Whatever Lanctot’s motives, the anticipation of seeing the structure was heightened by the promise of an audience with the great architect in his house. Konstantin Melnikov himself. This alone was worth the travel and the visas and the embassy having to vet their plans. Martin imagined tea with the architect and his wife in the caverns of the house, along with a vague expression of kinship and some sort of tearful recognition of how far they’d travelled. It embarrassed him now, but yes, he’d expected a measure of gratitude from Melnikov, along with the tea.

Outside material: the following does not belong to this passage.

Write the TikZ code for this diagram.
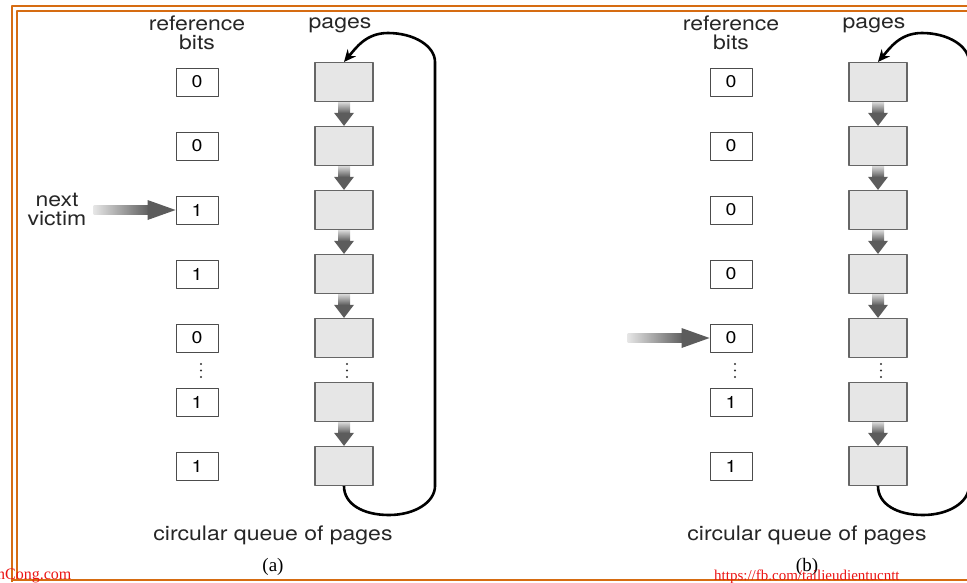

They maneuvered around to the back of the property, nestled more tightly between the neighboring houses than he would have expected. He tried to look at the house, the southern elevation that Lanctot had found so worthy of special attention. But something was wrong: he could not find the house. It seemed to be there and yet it had vanished. And then he looked at Lanctot and Lanctot had no face. It was like studying the details of a dream. (He knew it was Lanctot simply because it could not have been anyone else, faceless there beside him, scrambling through the nettles).

He can summon only a remembered fragment from inside Melnikov house, a curious sensation, not related to space or light at all—just the taste of tea, black tea without sugar served to Lanctot and him as they sat in the great room for a wordless audience with the great man who eventually shepherded the them in from his front yard, an act less of Russian hospitality than Soviet pragmatism, escorting them into his house and away from whatever surveillance they might have attracted. He remembered the tea. The formal pressure of a china cup’s rim against his lower lip. He remembered the house as beautiful but this, he thought, must have been a memory, or an assumption, because he could not see it. Melnikov House had not vanished as much as dissolved in the difficulties of looking at it. Glare. Lens flare. Over-exposure.

He awoke in a different room—-in a different world, really—both with their own relentlessly rectangular windows. He heard another patient across the hall cough. These were morning sounds. It must be morning. He tried to move but his body objected in that now familiar twisting, visceral way. But none of that mattered. Until this moment Martin was unsure whether he could summon the shape of the house. Now he was certain that, in some vital way, it still existed in him.

Professor Lanctot was now dead five years, the old architect hiding inside had been dead more than thirty. But this amended memory lived. The memory announced itself to him there in the hospital bed. And thinking about all of this now he felt he understood for the first time a pilgrim’s view of the world. Imperceptible truth. Beauty that escaped his ability to describe it. Faith.